▶ **Problem to work on**
Quote all entries exactly, leaving pictures aside.

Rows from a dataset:
·····
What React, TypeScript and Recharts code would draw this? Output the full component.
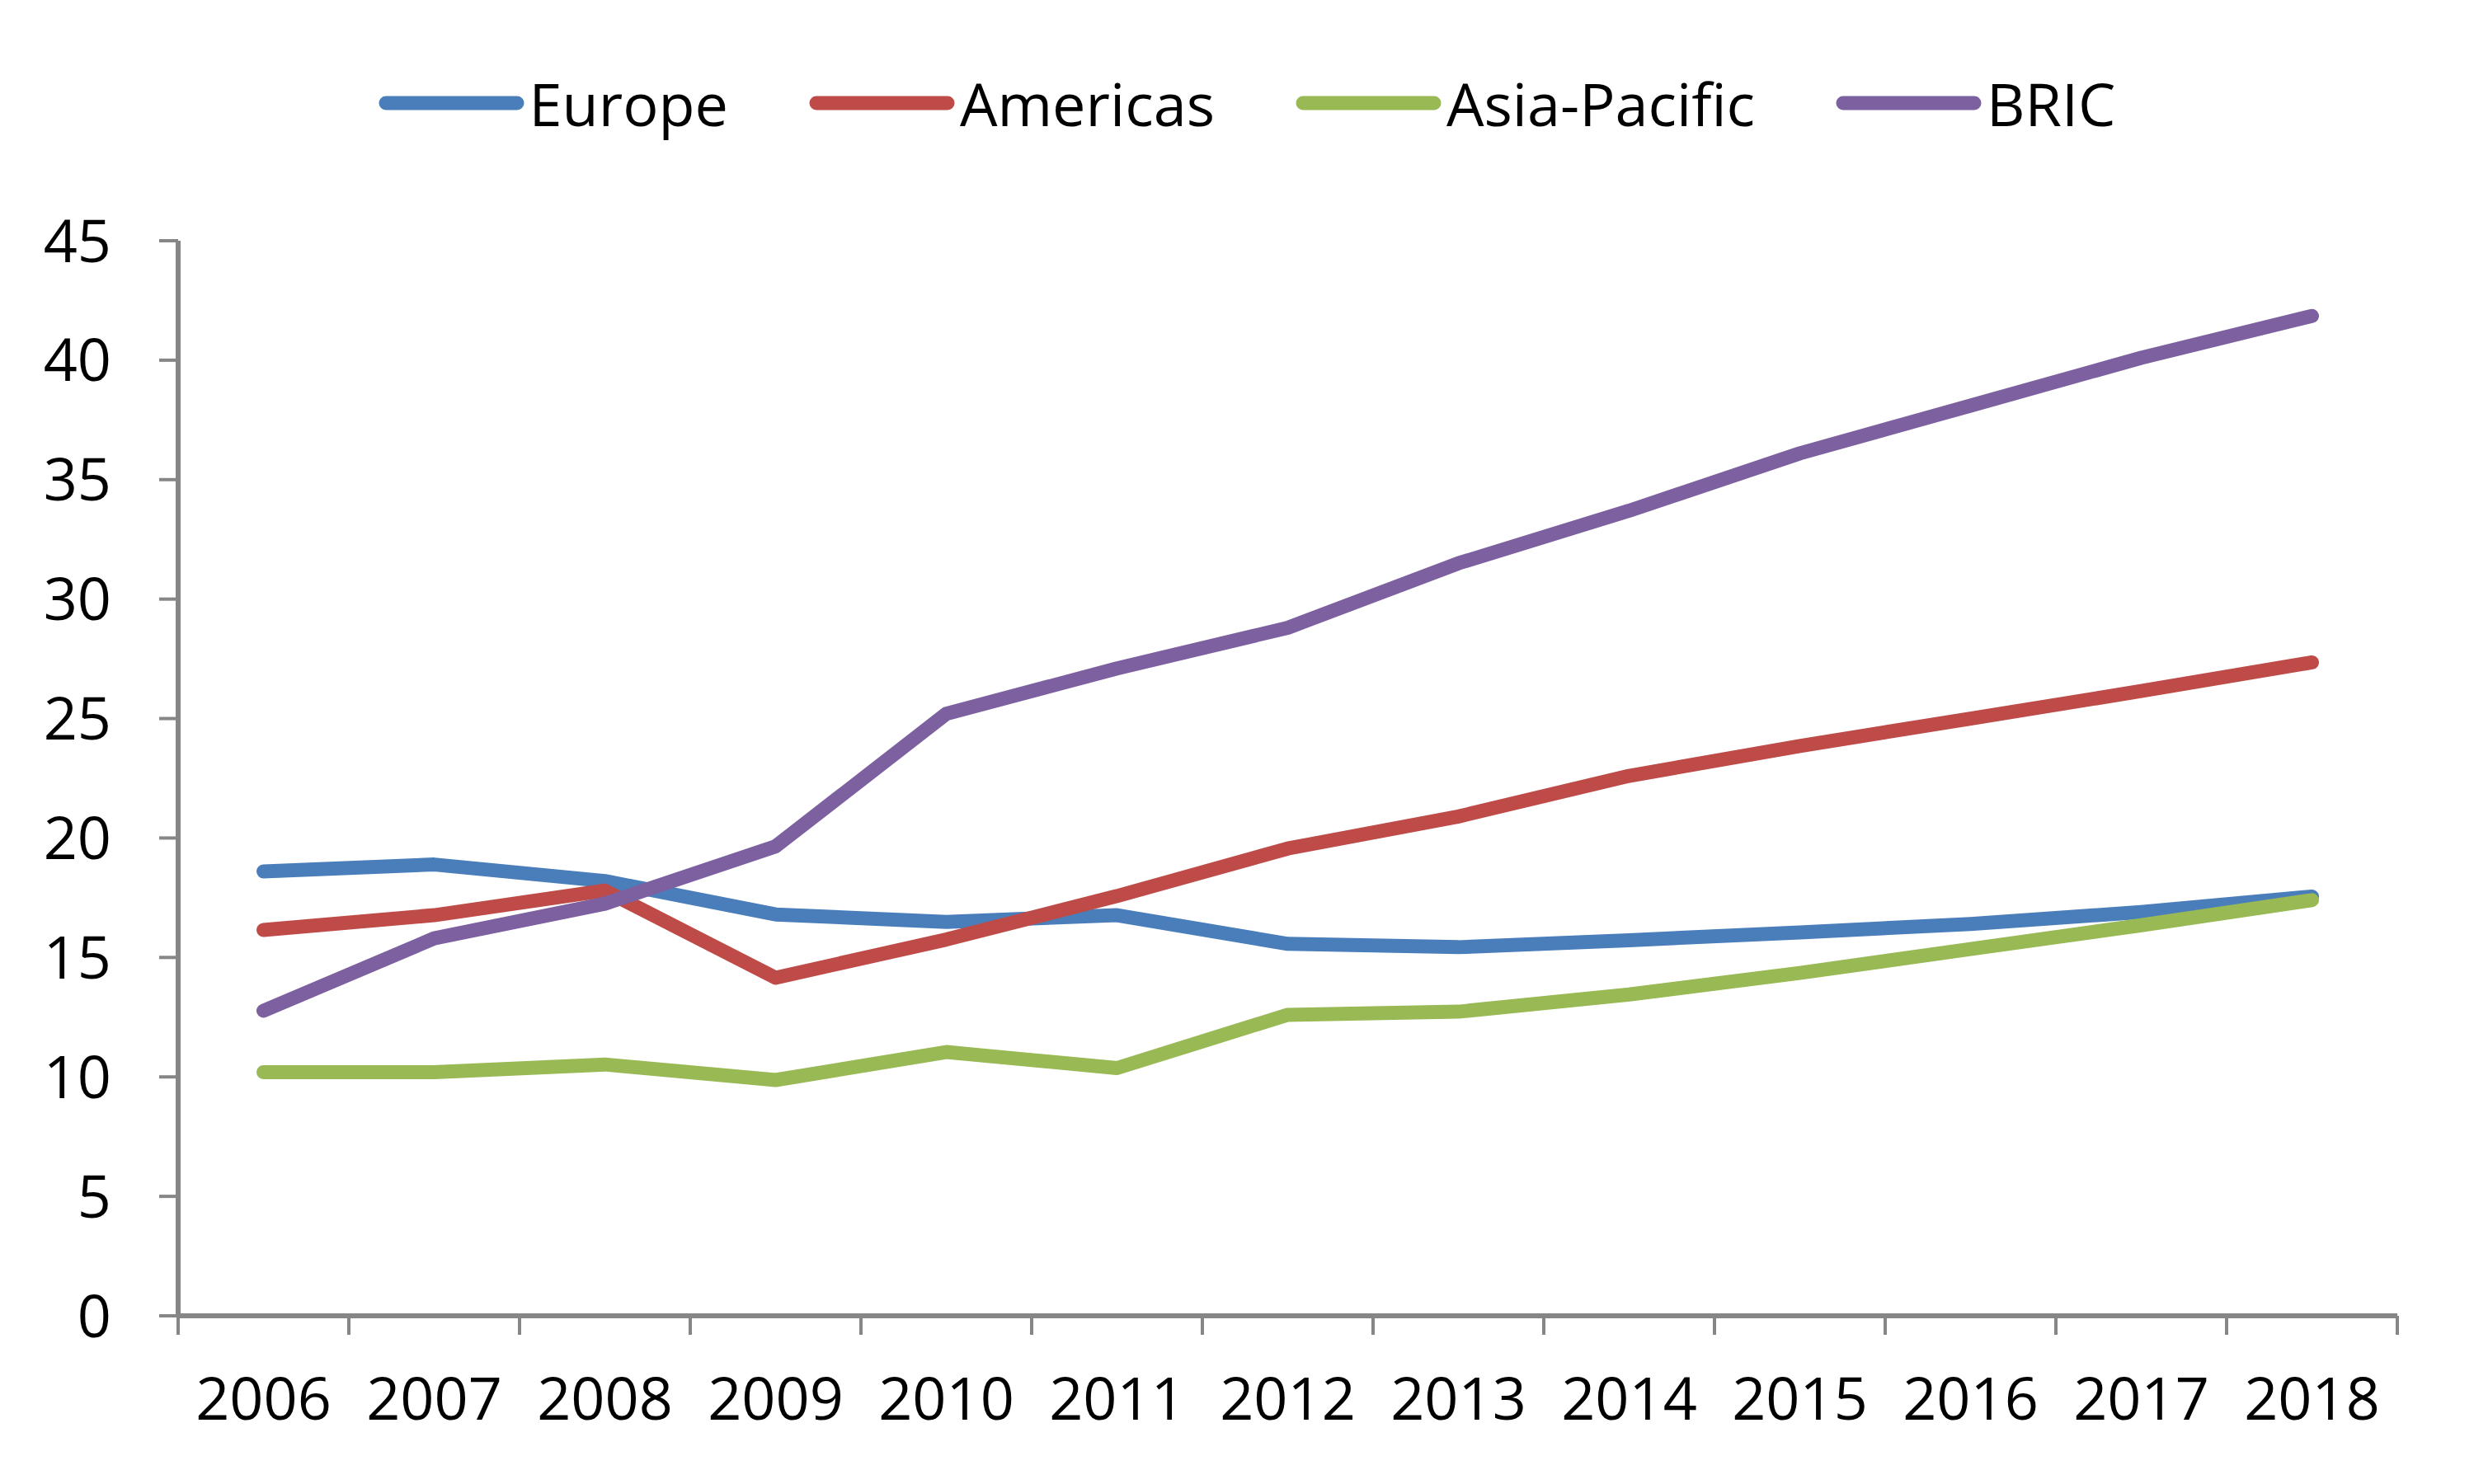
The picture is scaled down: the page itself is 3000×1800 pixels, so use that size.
import React from 'react';
import { LineChart, Line, XAxis, YAxis, Legend } from 'recharts';

const years = ['2006', '2007', '2008', '2009', '2010', '2011', '2012', '2013', '2014', '2015', '2016', '2017', '2018'];
const europe = [18.6, 18.89, 18.2, 16.8, 16.49, 16.77, 15.57, 15.43, 15.72, 16.05, 16.4, 16.9, 17.55];
const americas = [16.15, 16.77, 17.8, 14.15, 15.75, 17.57, 19.56, 20.9, 22.6, 23.85, 25.0, 26.15, 27.35];
const asiaPacific = [10.2, 10.2, 10.52, 9.87, 11.04, 10.37, 12.6, 12.73, 13.45, 14.35, 15.35, 16.35, 17.4];
const bric = [12.77, 15.8, 17.25, 19.65, 25.2, 27.1, 28.8, 31.5, 33.7, 36.1, 38.1, 40.1, 41.85];
const yTicks = [0, 5, 10, 15, 20, 25, 30, 35, 40, 45];

// x ticks: integer values are category boundaries (tick marks), half values are category centres (labels)
const xTicks: number[] = [];
for (let i = 0; i <= years.length; i++) {
  xTicks.push(i);
  if (i < years.length) xTicks.push(i + 0.5);
}

const seriesDefs = [
  { key: 'Europe', values: europe, color: '#4A7EBB' },
  { key: 'Americas', values: americas, color: '#BE4B48' },
  { key: 'Asia-Pacific', values: asiaPacific, color: '#98B954' },
  { key: 'BRIC', values: bric, color: '#7D60A0' },
];

const data = years.map((year, i) => {
  const row: Record<string, any> = { year, pos: i + 0.5 };
  seriesDefs.forEach((s) => {
    row[s.key] = s.values[i];
  });
  return row;
});

const FONT = '"Open Sans", sans-serif';
const FONT_SIZE = 72;
const AXIS_COLOR = '#868686';

const XTick = (props: any) => {
  const { x, y, payload } = props;
  const v = payload.value;
  if (Number.isInteger(v)) {
    return <line x1={x} y1={y} x2={x} y2={y + 23} stroke={AXIS_COLOR} strokeWidth={4} />;
  }
  const label = years[Math.floor(v)];
  return (
    <text x={x} y={y + 75} dy="0.71em" textAnchor="middle" fill="#000" fontSize={FONT_SIZE} fontFamily={FONT}>
      {label}
    </text>
  );
};

const LegendContent = (props: any) => {
  const payload = [...(props.payload || [])].sort(
    (a: any, b: any) =>
      seriesDefs.findIndex((s) => s.key === a.value) - seriesDefs.findIndex((s) => s.key === b.value)
  );
  return (
    <div
      style={{
        width: 3000,
        height: 292,
        position: 'relative',
        fontFamily: FONT,
        fontSize: FONT_SIZE,
        color: '#000',
      }}
    >
      <div
        style={{
          position: 'absolute',
          top: 125,
          left: 12,
          width: 3000,
          transform: 'translateY(-50%)',
          display: 'flex',
          justifyContent: 'center',
          alignItems: 'center',
          gap: 98,
        }}
      >
        {payload.map((entry: any) => (
          <div key={entry.value} style={{ display: 'flex', alignItems: 'center' }}>
            <svg width={177} height={18} style={{ display: 'block' }}>
              <line x1={9} y1={9} x2={168} y2={9} stroke={entry.color} strokeWidth={17} strokeLinecap="round" />
            </svg>
            <span style={{ marginLeft: 6, lineHeight: 1, whiteSpace: 'nowrap' }}>{entry.value}</span>
          </div>
        ))}
      </div>
    </div>
  );
};

export default function App() {
  return (
    <div style={{ position: 'absolute', left: 0, top: 0, width: 3000, height: 1800, background: '#fff' }}>
      <LineChart width={3000} height={1800} data={data} margin={{ top: 0, right: 93, bottom: 0, left: 0 }}>
        <Legend verticalAlign="top" align="center" content={<LegendContent />} />
        <XAxis
          dataKey="pos"
          type="number"
          domain={[0, years.length]}
          allowDataOverflow
          ticks={xTicks}
          interval={0}
          height={204}
          tickSize={0}
          tickMargin={0}
          tickLine={false}
          axisLine={{ stroke: AXIS_COLOR, strokeWidth: 6 }}
          tick={<XTick />}
        />
        <YAxis
          type="number"
          domain={[0, 45]}
          ticks={yTicks}
          interval={0}
          width={216}
          tickSize={23}
          tickMargin={58}
          axisLine={{ stroke: AXIS_COLOR, strokeWidth: 6 }}
          tickLine={{ stroke: AXIS_COLOR, strokeWidth: 4 }}
          tick={{ fill: '#000', fontSize: FONT_SIZE, fontFamily: FONT }}
        />
        {seriesDefs.map((s) => (
          <Line
            key={s.key}
            type="linear"
            dataKey={s.key}
            name={s.key}
            stroke={s.color}
            strokeWidth={17}
            strokeLinejoin="round"
            strokeLinecap="round"
            dot={false}
            activeDot={false}
            isAnimationActive={false}
          />
        ))}
      </LineChart>
    </div>
  );
}
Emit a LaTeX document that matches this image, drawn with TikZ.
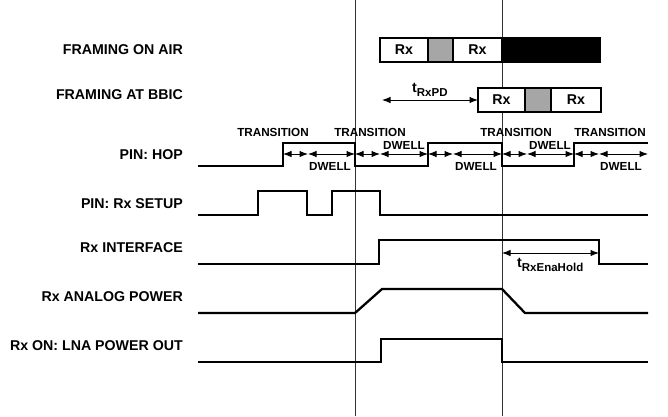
·····
▶ **Output of the exercise**
What React, TypeScript and Recharts code would draw this? Output the full component.
The picture is scaled down: the page itself is 3000×1800 pixels, so use that size.
import React from 'react';
import { LineChart, Line, XAxis, YAxis, Legend } from 'recharts';

const years = ['2006', '2007', '2008', '2009', '2010', '2011', '2012', '2013', '2014', '2015', '2016', '2017', '2018'];
const europe = [18.6, 18.89, 18.2, 16.8, 16.49, 16.77, 15.57, 15.43, 15.72, 16.05, 16.4, 16.9, 17.55];
const americas = [16.15, 16.77, 17.8, 14.15, 15.75, 17.57, 19.56, 20.9, 22.6, 23.85, 25.0, 26.15, 27.35];
const asiaPacific = [10.2, 10.2, 10.52, 9.87, 11.04, 10.37, 12.6, 12.73, 13.45, 14.35, 15.35, 16.35, 17.4];
const bric = [12.77, 15.8, 17.25, 19.65, 25.2, 27.1, 28.8, 31.5, 33.7, 36.1, 38.1, 40.1, 41.85];
const yTicks = [0, 5, 10, 15, 20, 25, 30, 35, 40, 45];

// x ticks: integer values are category boundaries (tick marks), half values are category centres (labels)
const xTicks: number[] = [];
for (let i = 0; i <= years.length; i++) {
  xTicks.push(i);
  if (i < years.length) xTicks.push(i + 0.5);
}

const seriesDefs = [
  { key: 'Europe', values: europe, color: '#4A7EBB' },
  { key: 'Americas', values: americas, color: '#BE4B48' },
  { key: 'Asia-Pacific', values: asiaPacific, color: '#98B954' },
  { key: 'BRIC', values: bric, color: '#7D60A0' },
];

const data = years.map((year, i) => {
  const row: Record<string, any> = { year, pos: i + 0.5 };
  seriesDefs.forEach((s) => {
    row[s.key] = s.values[i];
  });
  return row;
});

const FONT = '"Open Sans", sans-serif';
const FONT_SIZE = 72;
const AXIS_COLOR = '#868686';

const XTick = (props: any) => {
  const { x, y, payload } = props;
  const v = payload.value;
  if (Number.isInteger(v)) {
    return <line x1={x} y1={y} x2={x} y2={y + 23} stroke={AXIS_COLOR} strokeWidth={4} />;
  }
  const label = years[Math.floor(v)];
  return (
    <text x={x} y={y + 75} dy="0.71em" textAnchor="middle" fill="#000" fontSize={FONT_SIZE} fontFamily={FONT}>
      {label}
    </text>
  );
};

const LegendContent = (props: any) => {
  const payload = [...(props.payload || [])].sort(
    (a: any, b: any) =>
      seriesDefs.findIndex((s) => s.key === a.value) - seriesDefs.findIndex((s) => s.key === b.value)
  );
  return (
    <div
      style={{
        width: 3000,
        height: 292,
        position: 'relative',
        fontFamily: FONT,
        fontSize: FONT_SIZE,
        color: '#000',
      }}
    >
      <div
        style={{
          position: 'absolute',
          top: 125,
          left: 12,
          width: 3000,
          transform: 'translateY(-50%)',
          display: 'flex',
          justifyContent: 'center',
          alignItems: 'center',
          gap: 98,
        }}
      >
        {payload.map((entry: any) => (
          <div key={entry.value} style={{ display: 'flex', alignItems: 'center' }}>
            <svg width={177} height={18} style={{ display: 'block' }}>
              <line x1={9} y1={9} x2={168} y2={9} stroke={entry.color} strokeWidth={17} strokeLinecap="round" />
            </svg>
            <span style={{ marginLeft: 6, lineHeight: 1, whiteSpace: 'nowrap' }}>{entry.value}</span>
          </div>
        ))}
      </div>
    </div>
  );
};

export default function App() {
  return (
    <div style={{ position: 'absolute', left: 0, top: 0, width: 3000, height: 1800, background: '#fff' }}>
      <LineChart width={3000} height={1800} data={data} margin={{ top: 0, right: 93, bottom: 0, left: 0 }}>
        <Legend verticalAlign="top" align="center" content={<LegendContent />} />
        <XAxis
          dataKey="pos"
          type="number"
          domain={[0, years.length]}
          allowDataOverflow
          ticks={xTicks}
          interval={0}
          height={204}
          tickSize={0}
          tickMargin={0}
          tickLine={false}
          axisLine={{ stroke: AXIS_COLOR, strokeWidth: 6 }}
          tick={<XTick />}
        />
        <YAxis
          type="number"
          domain={[0, 45]}
          ticks={yTicks}
          interval={0}
          width={216}
          tickSize={23}
          tickMargin={58}
          axisLine={{ stroke: AXIS_COLOR, strokeWidth: 6 }}
          tickLine={{ stroke: AXIS_COLOR, strokeWidth: 4 }}
          tick={{ fill: '#000', fontSize: FONT_SIZE, fontFamily: FONT }}
        />
        {seriesDefs.map((s) => (
          <Line
            key={s.key}
            type="linear"
            dataKey={s.key}
            name={s.key}
            stroke={s.color}
            strokeWidth={17}
            strokeLinejoin="round"
            strokeLinecap="round"
            dot={false}
            activeDot={false}
            isAnimationActive={false}
          />
        ))}
      </LineChart>
    </div>
  );
}
Emit a LaTeX document that matches this image, drawn with TikZ.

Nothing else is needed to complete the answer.